Sky gazers arriving at Boysen campgrounds

Aug 17, 2017 By Katie Roenigk, Staff Writer

The state park is expected to be a prime viewing area for the eclipse.

A series of star gazing and solar viewing programs begin Friday at Boysen State Park and will continue through the Great American Eclipse on Monday.

Located in the area of totality, where the sun will be completely obscured by the moon, Boysen is expected to be a prime viewing area for the eclipse - especially since the park is devoid of light pollution.

Visitors to Boysen are encouraged to come to the park early, as the first-come, first-serve campgrounds will fill up quickly.

Superintendent John Bass said there still were several sites available Thursday, though people have started to arrive from out of state.

"We had probably three or four campers come in Aug. 8 because we have a 14 day stay limit," he said. "They came in Aug. 8 and got themselves where they wanted to be."
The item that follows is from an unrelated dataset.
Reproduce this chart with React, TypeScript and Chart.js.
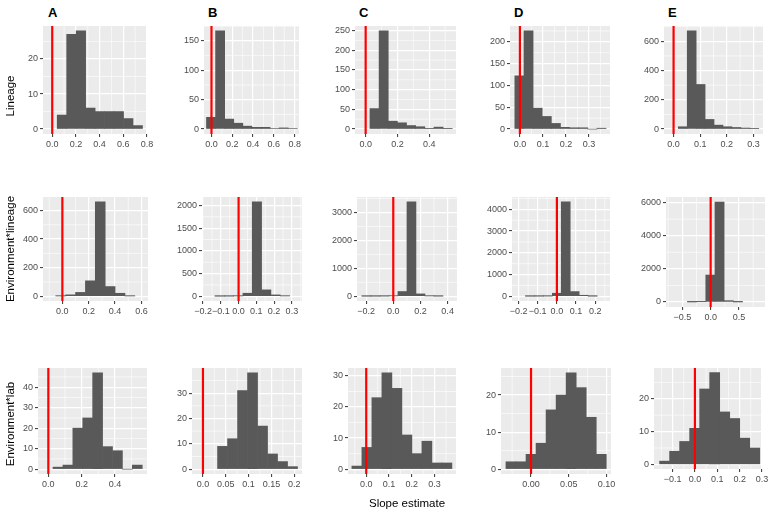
import React, { useEffect, useRef } from "react";
import { Chart, registerables } from "chart.js";
Chart.register(...registerables);

const FONT = "'Liberation Sans', Arial, Helvetica, sans-serif";

// ---------- text ----------
const panelTags = ["A", "B", "C", "D", "E"];
const rowLabels = ["Lineage", "Environment*lineage", "Environment*lab"];
const xAxisTitle = "Slope estimate";

// ---------- Row 1: Lineage ----------
const linA_bins = [0.082, 0.162, 0.242, 0.322, 0.402, 0.482, 0.562, 0.642, 0.722];
const linA_counts = [4, 27, 28, 6, 5, 5, 5, 3, 1];
const linA_xlim = [-0.078, 0.8];
const linA_xticks = ["0.0", "0.2", "0.4", "0.6", "0.8"];
const linA_yticks = ["0", "10", "20"];

const linB_bins = [-0.0043, 0.0831, 0.1705, 0.2579, 0.3453, 0.4327, 0.5201, 0.6075, 0.6949, 0.7823];
const linB_counts = [20, 167, 17, 10, 5, 3, 3, 1, 2, 1];
const linB_xlim = [-0.072, 0.842];
const linB_xticks = ["0.0", "0.2", "0.4", "0.6", "0.8"];
const linB_yticks = ["0", "50", "100", "150"];

const linC_bins = [0.05575, 0.11325, 0.17075, 0.22825, 0.28575, 0.34325, 0.40075, 0.45825, 0.51575];
const linC_counts = [52, 249, 20, 16, 9, 6, 1, 5, 1];
const linC_xlim = [-0.067, 0.568];
const linC_xticks = ["0.0", "0.2", "0.4"];
const linC_yticks = ["0", "50", "100", "150", "200", "250"];

const linD_bins = [-0.0022, 0.0374, 0.077, 0.1166, 0.1562, 0.1958, 0.2354, 0.275, 0.3146, 0.3542];
const linD_counts = [122, 225, 48, 29, 13, 4, 3, 3, 0, 2];
const linD_xlim = [-0.043, 0.391];
const linD_xticks = ["0.0", "0.1", "0.2", "0.3"];
const linD_yticks = ["0", "50", "100", "150", "200"];

const linE_bins = [0.0344, 0.068, 0.1016, 0.1352, 0.1688, 0.2024, 0.236, 0.2696, 0.3032];
const linE_counts = [16, 671, 305, 66, 27, 16, 11, 7, 3];
const linE_xlim = [-0.036, 0.336];
const linE_xticks = ["0.0", "0.1", "0.2", "0.3"];
const linE_yticks = ["0", "200", "400", "600"];

// ---------- Row 2: Environment*lineage ----------
const elinA_bins = [-0.0125, 0.0625, 0.1375, 0.2125, 0.2875, 0.3625, 0.4375, 0.5125];
const elinA_counts = [2, 10, 27, 108, 661, 68, 21, 2];
const elinA_xlim = [-0.147, 0.65];
const elinA_xticks = ["0.0", "0.2", "0.4", "0.6"];
const elinA_yticks = ["0", "200", "400", "600"];

const elinB_bins = [-0.1068, -0.0543, -0.0018, 0.0507, 0.1032, 0.1557, 0.2082, 0.2607];
const elinB_counts = [1, 2, 7, 67, 2081, 141, 30, 7];
const elinB_xlim = [-0.206, 0.357];
const elinB_xticks = ["−0.2", "−0.1", "0.0", "0.1", "0.2", "0.3"];
const elinB_yticks = ["0", "500", "1000", "1500", "2000"];

const elinC_bins = [-0.1978, -0.1315, -0.0652, 0.0011, 0.0674, 0.1337, 0.2, 0.2663, 0.3326];
const elinC_counts = [1, 2, 5, 15, 170, 3386, 85, 12, 3];
const elinC_xlim = [-0.267, 0.469];
const elinC_xticks = ["−0.2", "0.0", "0.2", "0.4"];
const elinC_yticks = ["0", "1000", "2000", "3000"];

const elinD_bins = [-0.1406, -0.0939, -0.0472, -0.0005, 0.0462, 0.0929, 0.1396, 0.1863];
const elinD_counts = [1, 3, 8, 139, 4352, 216, 46, 3];
const elinD_xlim = [-0.234, 0.277];
const elinD_xticks = ["−0.2", "−0.1", "0.0", "0.1", "0.2"];
const elinD_yticks = ["0", "1000", "2000", "3000", "4000"];

const elinE_bins = [-0.329, -0.167, -0.005, 0.157, 0.319, 0.481];
const elinE_counts = [2, 20, 1626, 6036, 81, 3];
const elinE_xlim = [-0.788, 0.959];
const elinE_xticks = ["−0.5", "0.0", "0.5"];
const elinE_yticks = ["0", "2000", "4000", "6000"];

// ---------- Row 3: Environment*lab ----------
const elabA_bins = [0.05775, 0.11725, 0.17675, 0.23625, 0.29575, 0.35525, 0.41475, 0.47425, 0.53375];
const elabA_counts = [1, 2, 20, 25, 47, 11, 9, 0, 2];
const elabA_xlim = [-0.062, 0.592];
const elabA_xticks = ["0.0", "0.2", "0.4"];
const elabA_yticks = ["0", "10", "20", "30", "40"];

const elabB_bins = [0.04295, 0.06485, 0.08675, 0.10865, 0.13055, 0.15245, 0.17435, 0.19625];
const elabB_counts = [9, 12, 31, 38, 17, 6, 3, 1];
const elabB_xlim = [-0.024, 0.217];
const elabB_xticks = ["0.0", "0.05", "0.1", "0.15", "0.2"];
const elabB_yticks = ["0", "10", "20", "30"];

const elabC_bins = [-0.04105, 0.00285, 0.04675, 0.09065, 0.13455, 0.17845, 0.22235, 0.26625, 0.31015, 0.35405];
const elabC_counts = [1, 7, 23, 31, 26, 11, 5, 9, 2, 2];
const elabC_xlim = [-0.08, 0.394];
const elabC_xticks = ["0.0", "0.1", "0.2", "0.3"];
const elabC_yticks = ["0", "10", "20", "30"];

const elabD_bins = [-0.0266, -0.0133, 0, 0.0133, 0.0266, 0.0399, 0.0532, 0.0665, 0.0798, 0.0931];
const elabD_counts = [2, 2, 4, 7, 16, 20, 26, 22, 14, 4];
const elabD_xlim = [-0.0398, 0.106];
const elabD_xticks = ["0.00", "0.05", "0.10"];
const elabD_yticks = ["0", "10", "20"];

const elabE_bins = [-0.1356, -0.0908, -0.046, -0.0012, 0.0436, 0.0884, 0.1332, 0.178, 0.2228, 0.2676];
const elabE_counts = [1, 4, 7, 11, 23, 28, 16, 14, 8, 5];
const elabE_xlim = [-0.183, 0.3];
const elabE_xticks = ["−0.1", "0.0", "0.1", "0.2", "0.3"];
const elabE_yticks = ["0", "10", "20"];

const refLine = 0;

// ---------- layout (plot-area frames in page pixels) ----------
const frames = [
  [
    { l: 43, r: 147, t: 26, b: 134 },
    { l: 204, r: 299, t: 26, b: 134 },
    { l: 355, r: 456, t: 26, b: 134 },
    { l: 510, r: 610, t: 26, b: 134 },
    { l: 664, r: 763, t: 26, b: 134 },
  ],
  [
    { l: 43, r: 148, t: 197, b: 301 },
    { l: 202, r: 302, t: 197, b: 301 },
    { l: 357, r: 457, t: 197, b: 301 },
    { l: 512, r: 610, t: 197, b: 301 },
    { l: 666, r: 765, t: 197, b: 307 },
  ],
  [
    { l: 38, r: 147, t: 368, b: 474 },
    { l: 192, r: 302, t: 368, b: 474 },
    { l: 348, r: 456, t: 368, b: 474 },
    { l: 501, r: 611, t: 368, b: 474 },
    { l: 654, r: 762, t: 368, b: 469 },
  ],
];

const panelData = [
  [
    [linA_bins, linA_counts, linA_xlim, linA_xticks, linA_yticks],
    [linB_bins, linB_counts, linB_xlim, linB_xticks, linB_yticks],
    [linC_bins, linC_counts, linC_xlim, linC_xticks, linC_yticks],
    [linD_bins, linD_counts, linD_xlim, linD_xticks, linD_yticks],
    [linE_bins, linE_counts, linE_xlim, linE_xticks, linE_yticks],
  ],
  [
    [elinA_bins, elinA_counts, elinA_xlim, elinA_xticks, elinA_yticks],
    [elinB_bins, elinB_counts, elinB_xlim, elinB_xticks, elinB_yticks],
    [elinC_bins, elinC_counts, elinC_xlim, elinC_xticks, elinC_yticks],
    [elinD_bins, elinD_counts, elinD_xlim, elinD_xticks, elinD_yticks],
    [elinE_bins, elinE_counts, elinE_xlim, elinE_xticks, elinE_yticks],
  ],
  [
    [elabA_bins, elabA_counts, elabA_xlim, elabA_xticks, elabA_yticks],
    [elabB_bins, elabB_counts, elabB_xlim, elabB_xticks, elabB_yticks],
    [elabC_bins, elabC_counts, elabC_xlim, elabC_xticks, elabC_yticks],
    [elabD_bins, elabD_counts, elabD_xlim, elabD_xticks, elabD_yticks],
    [elabE_bins, elabE_counts, elabE_xlim, elabE_xticks, elabE_yticks],
  ],
];

const YW = 36; // y axis box width
const PR = 14; // right padding
const PT = 4; // top padding
const XH = 22; // x axis box height

const parseTick = (s: string) => Number(s.replace("−", "-"));

function minorBreaks(majors: number[], lo: number, hi: number) {
  const step = majors.length > 1 ? majors[1] - majors[0] : 1;
  const out: number[] = [];
  for (let v = majors[0] - step / 2; v <= hi + 1e-12; v += step) {
    if (v >= lo) out.push(v);
  }
  return out;
}

function makeChart(canvas: HTMLCanvasElement, d: any[]) {
  const [bins, counts, xlim, xticks, yticks] = d;
  const xs = (xticks as string[]).map(parseTick);
  const ys = (yticks as string[]).map(parseTick);
  const maxC = Math.max(...counts);
  const yMin = -0.05 * maxC;
  const yMax = 1.05 * maxC;
  const xMinor = minorBreaks(xs, xlim[0], xlim[1]);
  const yMinor = minorBreaks(ys, yMin, yMax);

  const decor = {
    id: "panelDecor",
    beforeDraw(chart: any) {
      const { ctx, chartArea: a, scales } = chart;
      ctx.save();
      ctx.fillStyle = "#EBEBEB";
      ctx.fillRect(a.left, a.top, a.right - a.left, a.bottom - a.top);
      ctx.strokeStyle = "#FFFFFF";
      ctx.lineWidth = 0.6;
      ctx.beginPath();
      xMinor.forEach((v) => {
        const px = scales.x.getPixelForValue(v);
        ctx.moveTo(px, a.top);
        ctx.lineTo(px, a.bottom);
      });
      yMinor.forEach((v) => {
        const py = scales.y.getPixelForValue(v);
        ctx.moveTo(a.left, py);
        ctx.lineTo(a.right, py);
      });
      ctx.stroke();
      ctx.restore();
    },
    afterDatasetsDraw(chart: any) {
      const { ctx, chartArea: a, scales } = chart;
      const px = scales.x.getPixelForValue(refLine);
      ctx.save();
      ctx.strokeStyle = "#FF0000";
      ctx.lineWidth = 2.2;
      ctx.beginPath();
      ctx.moveTo(px, a.top);
      ctx.lineTo(px, a.bottom);
      ctx.stroke();
      ctx.restore();
    },
  };

  const tickFont = { family: FONT, size: 9 };

  return new Chart(canvas, {
    type: "bar",
    data: {
      datasets: [
        {
          data: (bins as number[]).map((b, i) => ({ x: b, y: counts[i] })),
          backgroundColor: "#595959",
          borderWidth: 0,
          barPercentage: 1,
          categoryPercentage: 1,
        },
      ],
    },
    options: {
      animation: false,
      responsive: false,
      maintainAspectRatio: false,
      events: [],
      layout: { padding: { left: 0, right: PR, top: PT, bottom: 0 } },
      plugins: { legend: { display: false }, tooltip: { enabled: false }, title: { display: false } },
      scales: {
        x: {
          type: "linear",
          min: xlim[0],
          max: xlim[1],
          bounds: "data",
          offset: false,
          grid: {
            offset: false,
            color: "#FFFFFF",
            lineWidth: 1.2,
            drawTicks: true,
            tickLength: 3,
            tickColor: "#333333",
            tickWidth: 1,
          },
          border: { display: false },
          ticks: {
            color: "#4D4D4D",
            font: tickFont,
            padding: 2,
            autoSkip: false,
            maxRotation: 0,
            minRotation: 0,
            callback: (_v: any, i: number) => xticks[i],
          },
          afterBuildTicks: (s: any) => {
            s.ticks = xs.map((v) => ({ value: v }));
          },
          afterFit: (s: any) => {
            s.height = XH;
            s.paddingLeft = 0;
            s.paddingRight = 0;
            s.paddingTop = 0;
            s.paddingBottom = 0;
          },
        },
        y: {
          type: "linear",
          min: yMin,
          max: yMax,
          bounds: "data",
          grid: {
            color: "#FFFFFF",
            lineWidth: 1.2,
            drawTicks: true,
            tickLength: 3,
            tickColor: "#333333",
            tickWidth: 1,
          },
          border: { display: false },
          ticks: {
            color: "#4D4D4D",
            font: tickFont,
            padding: 2,
            autoSkip: false,
            callback: (_v: any, i: number) => yticks[i],
          },
          afterBuildTicks: (s: any) => {
            s.ticks = ys.map((v) => ({ value: v }));
          },
          afterFit: (s: any) => {
            s.width = YW;
            s.paddingLeft = 0;
            s.paddingRight = 0;
            s.paddingTop = 0;
            s.paddingBottom = 0;
          },
        },
      },
    },
    plugins: [decor],
  } as any);
}

function HistPanel({ frame, data }: { frame: any; data: any[] }) {
  const ref = useRef<HTMLCanvasElement>(null);
  const w = frame.r - frame.l + YW + PR;
  const h = frame.b - frame.t + PT + XH;
  useEffect(() => {
    if (!ref.current) return;
    const chart = makeChart(ref.current, data);
    return () => chart.destroy();
  }, []);
  return (
    <canvas
      ref={ref}
      width={w}
      height={h}
      style={{ position: "absolute", left: frame.l - YW, top: frame.t - PT, width: w, height: h }}
    />
  );
}

const rowLabelCenters = [96, 249, 424];
const tagLefts = [48, 208, 359, 514, 668];

export default function App() {
  return (
    <div
      style={{
        position: "absolute",
        left: 0,
        top: 0,
        width: 771,
        height: 514,
        background: "#FFFFFF",
        fontFamily: FONT,
        overflow: "hidden",
      }}
    >
      {frames.map((row, ri) =>
        row.map((f, ci) => <HistPanel key={ri + "-" + ci} frame={f} data={panelData[ri][ci]} />)
      )}
      {panelTags.map((t, i) => (
        <div
          key={t}
          style={{
            position: "absolute",
            left: tagLefts[i],
            top: 6,
            fontSize: 13,
            fontWeight: "bold",
            lineHeight: "13px",
            color: "#000",
          }}
        >
          {t}
        </div>
      ))}
      {rowLabels.map((t, i) => (
        <div
          key={t}
          style={{
            position: "absolute",
            left: 10,
            top: rowLabelCenters[i],
            transform: "translate(-50%, -50%) rotate(-90deg)",
            fontSize: 11.5,
            lineHeight: "12px",
            whiteSpace: "nowrap",
            color: "#000",
          }}
        >
          {t}
        </div>
      ))}
      <div
        style={{
          position: "absolute",
          left: 407,
          top: 503,
          transform: "translate(-50%, -50%)",
          fontSize: 11.5,
          lineHeight: "12px",
          whiteSpace: "nowrap",
          color: "#000",
        }}
      >
        {xAxisTitle}
      </div>
    </div>
  );
}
All of his reservable campsites have been booked since last October, he noted, with most of those campers scheduled to arrive Friday. Regardless, Bass said people are still calling to ask about availability.

"The phones have been ringing off the hook," Bass said. "We have tons of calls from all over the United States."

Day use areas will be available for eclipse viewing as well. There will be a fire ban in place on the west side of Boysen, though people can use the fire rings on the east side of the reservoir.

"We're banning any uncovered, open flame on the west side," Bass said. "It's really dry over there (and there will be) lots of crowds."


Boysen staff have activities planned throughout the weekend including interpretive hikes, stargazing parties, and campfire lectures.

All eclipse events will convene at the Tough Creek Campground and Lakeside Area.

The first star gazing gathering is 8-10 p.m. Friday. A solar viewing program is 11:30 a.m. to 12:30 p.m. Saturday followed by another star gazing party 8-10 p.m.

The schedule repeats itself Sunday, when Danny Dale, a University of Wyoming professor and head of the Department of Physics and Astronomy, will lead the evening star party.

"(That) means letting folks look through the telescope and explaining what they are seeing," he said.

He'll do the same thing Monday during the daytime eclipse.

UW will also participate in the Citizen Continental America Telescopic Eclipse experiment, or Citizen CATE, from Boysen during the eclipse.

For the Citizen CATE Experiment, scientists, students and volunteers will track the sun using 68 identical telescopes, software and instrument packages spaced along the path of totality.

Each site will produce more than 1,000 images.

Both UW and Sierra Trading Post, the title sponsor of the Wyoming State Parks eclipse programming, will be handing out free eclipse glasses Monday, and "UW-emblazoned eclipse T-shirts" will be available, along with telescopes provided by Meade Instruments, another Wyoming State Parks Eclipse sponsor.

Path of the eclipse

A total solar eclipse is when the moon's shadow touches the Earth and blankets portions of it in total darkness for a few moments. In essence, the sun, moon and Earth align. A person in the dark part of that shadow, known as the umbra, will see a total eclipse. A person in the light part, called the penumbra, will see a partial eclipse.

The shadow crosses Pavillion at 11:38 a.m. and Shoshoni and Riverton at 11:39 a.m. for about 2 minutes, 23 seconds.

During portions of the eclipse where the sun is only partially covered and visible, safety glasses are advised. When it gets fully covered, meaning the moon is in front of and blocking out the sun, it will be safe to view the solar eclipse with the naked eye.

The University of Wyoming and Wyoming State Parks contributed to this report.